Technology Portfolio Management (TPM) Best Practices - Define technology debt and distinguish it from application technical debt
Technology Portfolio Management (TPM) Best Practices
Define technology debt and distinguish it from application technical debt
Overview
Technology debt and application technical debt are related but distinct concepts that require different governance responses. Application technical debt, addressed in the IF4IT Application Portfolio Management Best Practices document, refers to the accumulated cost of poor implementation decisions, deferred refactoring, and suboptimal architecture choices within a specific application’s codebase. It is an application-level problem requiring an application-level remedy: refactoring, redesign, or replacement of the specific application. Technology debt, by contrast, operates at the platform level — the level of the technology foundation on which applications are built. A single instance of technology debt creates debt for every application built on the affected technology platform, because every application inherits the constraints, risks, and costs of the outdated or poorly maintained platform it depends on.
The distinction matters profoundly for governance prioritization. Application technical debt is prioritized and governed on an application-by-application basis, with remediation effort and investment evaluated relative to the specific application’s value and cost profile. Technology debt is prioritized and governed at the portfolio level, because the remediation effort and investment required to address it must account for the full population of applications affected and the coordination required to execute the transition across all of them simultaneously. An application with significant technical debt can be remediated independently of other applications. A technology with significant technology debt cannot be remediated without coordinating all applications that depend on it.
Best Practice
Define technology debt in organizational governance communications using language that clearly distinguishes it from application technical debt and that makes its portfolio-level character explicit. Technology debt is the accumulated organizational cost created when technology foundations — platforms, frameworks, runtime environments, infrastructure software, and hardware — are operating on versions, configurations, or architectures that are outdated, unsupported, or no longer aligned with current organizational needs and standards. Technology debt creates cost for every application, service, and capability built on the affected technology, not only for a single application. Addressing technology debt requires portfolio-level coordination across all applications and services that depend on the affected technology, not only within the specific application that surfaces the impact most visibly.

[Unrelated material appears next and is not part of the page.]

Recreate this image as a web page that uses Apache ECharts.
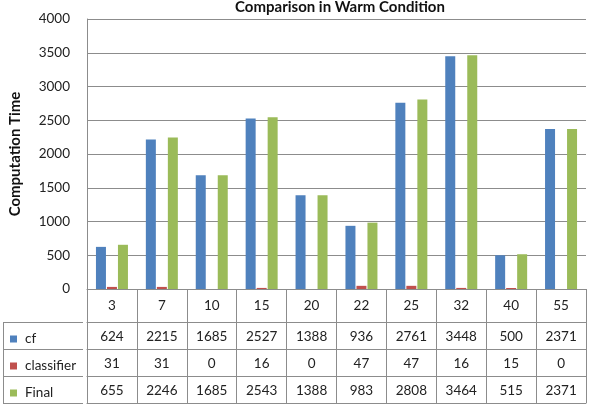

Maintain a technology debt register as a governed artifact within the TPM program, recording every technology in the Technologies Inventory family that carries material technology debt, the categories and estimated financial value of the debt, the applications affected and their business criticality, and the remediation plan and timeline.
Benefit(s)
A clear organizational definition of technology debt that distinguishes it from application technical debt and makes its portfolio-level character explicit produces governance discussions and investment decisions that are proportionate to the actual scope and urgency of the problem. Technology debt remediation proposals that are scoped and funded at the application level — as if technology debt were the same as application technical debt — consistently underestimate the coordination required and fail to achieve the portfolio-level improvement they are designed to produce. Technology debt remediation proposals that are scoped and funded at the portfolio level produce the coordinated, comprehensive migration programs that actually eliminate the debt rather than addressing its most visible manifestations while leaving the underlying platform problem intact.